===== Available data
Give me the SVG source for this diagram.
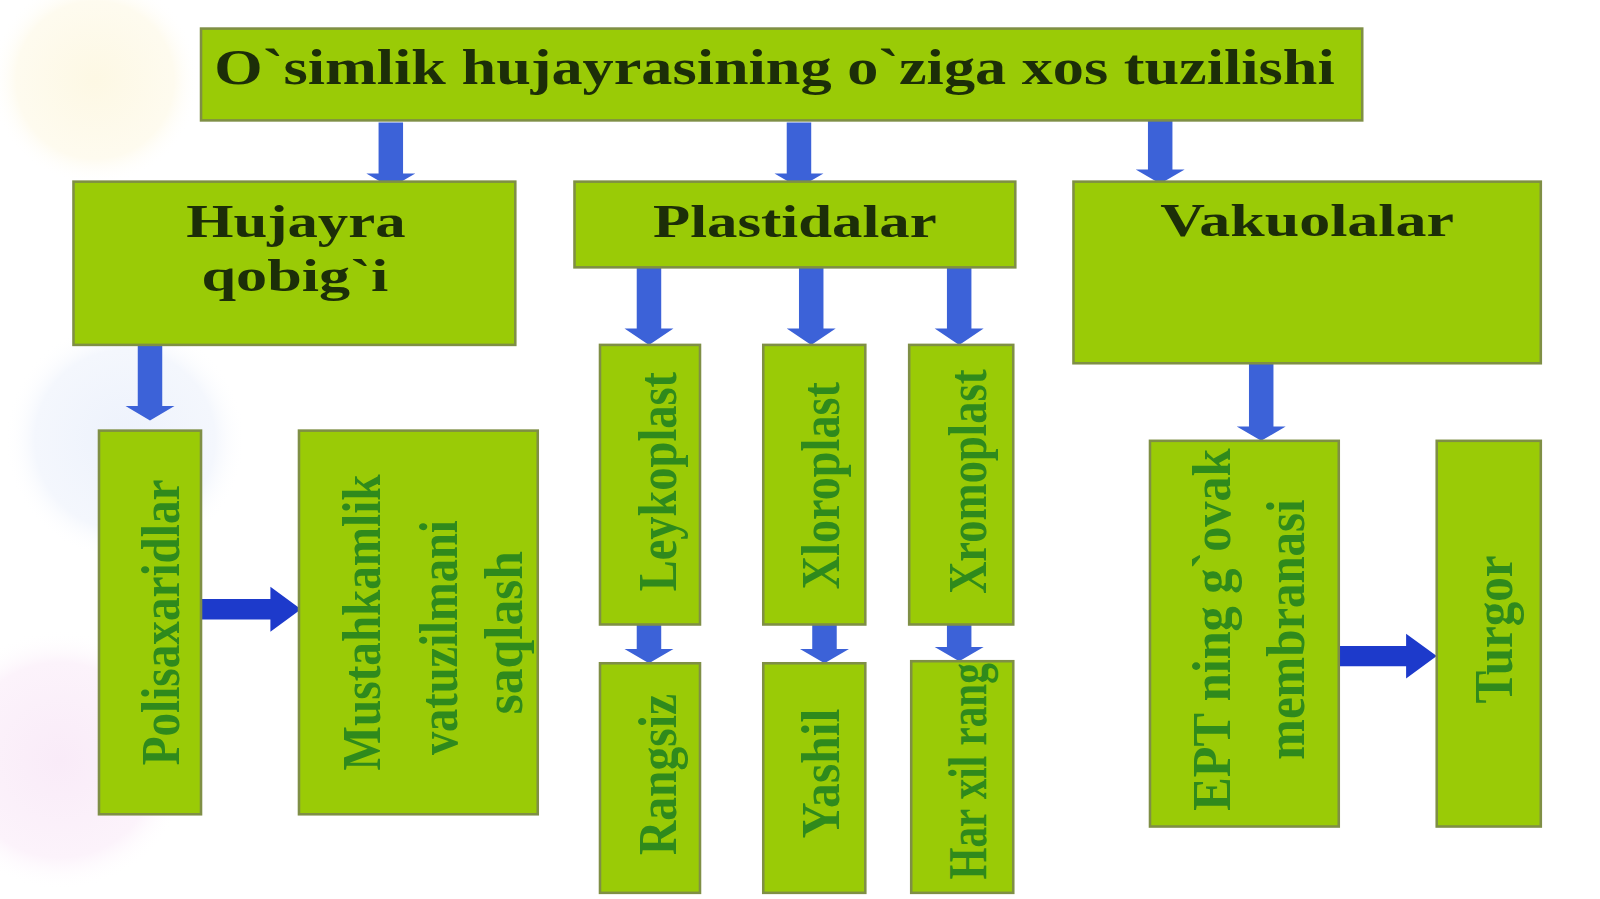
<svg xmlns="http://www.w3.org/2000/svg" width="1600" height="899" viewBox="0 0 1600 899">
<defs>
<style>
.box{fill:#9acb06;stroke:#7f8f45;stroke-width:2.5}
.ht{font-family:"Liberation Serif","Times New Roman",serif;font-weight:bold;fill:#1c2e08;text-anchor:middle}
.vt{font-family:"Liberation Serif","Times New Roman",serif;font-weight:bold;fill:#2f8a1c;text-anchor:middle;font-size:54px}
.av{fill:#3c62d8}
.ah{fill:#1d3acb}
</style>
<radialGradient id="bgY" cx="0.5" cy="0.5" r="0.5"><stop offset="0" stop-color="#fdf8e4"/><stop offset="0.75" stop-color="#fefbef"/><stop offset="1" stop-color="#ffffff" stop-opacity="0"/></radialGradient>
<radialGradient id="bgB" cx="0.5" cy="0.5" r="0.5"><stop offset="0" stop-color="#edf2fc"/><stop offset="0.75" stop-color="#f4f7fd"/><stop offset="1" stop-color="#ffffff" stop-opacity="0"/></radialGradient>
<radialGradient id="bgP" cx="0.5" cy="0.5" r="0.5"><stop offset="0" stop-color="#f9ebf8"/><stop offset="0.75" stop-color="#fcf3fb"/><stop offset="1" stop-color="#ffffff" stop-opacity="0"/></radialGradient>
</defs>
<rect width="1600" height="899" fill="#ffffff"/>
<g id="background">
<circle cx="95" cy="80" r="105" fill="url(#bgY)"/>
<circle cx="125" cy="440" r="120" fill="url(#bgB)"/>
<circle cx="60" cy="760" r="130" fill="url(#bgP)"/>
</g>
<g id="diagram" transform="scale(1.0204)">
<g id="connectors">
<path class="av" d="M371,120 H395 V170 H407 L383,184 L359,170 H371 Z"/>
<path class="av" d="M771,120 H795 V170 H807 L783,184 L759,170 H771 Z"/>
<path class="av" d="M1125,118 H1149 V166 H1161 L1137,180 L1113,166 H1125 Z"/>
<path class="av" d="M135,338 H159 V398 H171 L147,412 L123,398 H135 Z"/>
<path class="av" d="M624,262 H648 V322 H660 L636,338 L612,322 H624 Z"/>
<path class="av" d="M783,262 H807 V322 H819 L795,338 L771,322 H783 Z"/>
<path class="av" d="M928,262 H952 V322 H964 L940,338 L916,322 H928 Z"/>
<path class="av" d="M624,612 H648 V636 H660 L636,650 L612,636 H624 Z"/>
<path class="av" d="M796,612 H820 V636 H832 L808,650 L784,636 H796 Z"/>
<path class="av" d="M928,612 H952 V634 H964 L940,648 L916,634 H928 Z"/>
<path class="av" d="M1224,356 H1248 V418 H1260 L1236,432 L1212,418 H1224 Z"/>
<path class="ah" d="M197,587 H265 V575 L295,597 L265,619 V607 H197 Z"/>
<path class="ah" d="M1312,633 H1378 V621 L1408,643 L1378,665 V653 H1312 Z"/>
</g>

<g id="node-title">
<rect class="box" x="197" y="28" width="1138" height="90"/>
<text class="ht" x="759" y="82" font-size="50" textLength="1098" lengthAdjust="spacingAndGlyphs">O`simlik hujayrasining o`ziga xos tuzilishi</text>
</g>
<g id="node-hujayra">
<rect class="box" x="72" y="178" width="433" height="160"/>
<text class="ht" x="290" y="232" font-size="46" textLength="215" lengthAdjust="spacingAndGlyphs">Hujayra</text>
<text class="ht" x="289" y="285" font-size="46" textLength="183" lengthAdjust="spacingAndGlyphs">qobig`i</text>
</g>
<g id="node-plastidalar">
<rect class="box" x="563" y="178" width="432" height="84"/>
<text class="ht" x="779" y="232" font-size="46" textLength="278" lengthAdjust="spacingAndGlyphs">Plastidalar</text>
</g>
<g id="node-vakuolalar">
<rect class="box" x="1052" y="178" width="458" height="178"/>
<text class="ht" x="1281" y="231" font-size="46" textLength="288" lengthAdjust="spacingAndGlyphs">Vakuolalar</text>
</g>
<g id="node-polisaxaridlar">
<rect class="box" x="97" y="422" width="100" height="376"/>
<text class="vt" transform="translate(175,610) rotate(-90)" textLength="280" lengthAdjust="spacingAndGlyphs">Polisaxaridlar</text>
</g>
<g id="node-mustahkamlik">
<rect class="box" x="293" y="422" width="234" height="376"/>
<text class="vt" transform="translate(372,610) rotate(-90)" textLength="290" lengthAdjust="spacingAndGlyphs">Mustahkamlik</text>
<text class="vt" transform="translate(448,625) rotate(-90)" textLength="230" lengthAdjust="spacingAndGlyphs">vatuzilmani</text>
<text class="vt" transform="translate(512,620) rotate(-90)" textLength="160" lengthAdjust="spacingAndGlyphs">saqlash</text>
</g>
<g id="node-leykoplast">
<rect class="box" x="588" y="338" width="98" height="274"/>
<text class="vt" transform="translate(662,472) rotate(-90)" textLength="215" lengthAdjust="spacingAndGlyphs">Leykoplast</text>
</g>
<g id="node-xloroplast">
<rect class="box" x="748" y="338" width="100" height="274"/>
<text class="vt" transform="translate(822,476) rotate(-90)" textLength="203" lengthAdjust="spacingAndGlyphs">Xloroplast</text>
</g>
<g id="node-xromoplast">
<rect class="box" x="891" y="338" width="102" height="274"/>
<text class="vt" transform="translate(966,472) rotate(-90)" textLength="220" lengthAdjust="spacingAndGlyphs">Xromoplast</text>
</g>
<g id="node-rangsiz">
<rect class="box" x="588" y="650" width="98" height="225"/>
<text class="vt" transform="translate(662,759) rotate(-90)" textLength="158" lengthAdjust="spacingAndGlyphs">Rangsiz</text>
</g>
<g id="node-yashil">
<rect class="box" x="748" y="650" width="100" height="225"/>
<text class="vt" transform="translate(822,758) rotate(-90)" textLength="127" lengthAdjust="spacingAndGlyphs">Yashil</text>
</g>
<g id="node-harxilrang">
<rect class="box" x="893" y="648" width="100" height="227"/>
<text class="vt" transform="translate(966,756) rotate(-90)" textLength="212" lengthAdjust="spacingAndGlyphs">Har xil rang</text>
</g>
<g id="node-ept">
<rect class="box" x="1127" y="432" width="185" height="378"/>
<text class="vt" transform="translate(1205,617) rotate(-90)" textLength="355" lengthAdjust="spacingAndGlyphs">EPT ning g`ovak</text>
<text class="vt" transform="translate(1278,617) rotate(-90)" textLength="255" lengthAdjust="spacingAndGlyphs">membranasi</text>
</g>
<g id="node-turgor">
<rect class="box" x="1408" y="432" width="102" height="378"/>
<text class="vt" transform="translate(1482,617) rotate(-90)" textLength="145" lengthAdjust="spacingAndGlyphs">Turgor</text>
</g>
</g>
</svg>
==========
• [Work instructions] Only the number is required: the count of lines containing the word "diagram".

• [Answer to this exercise] 2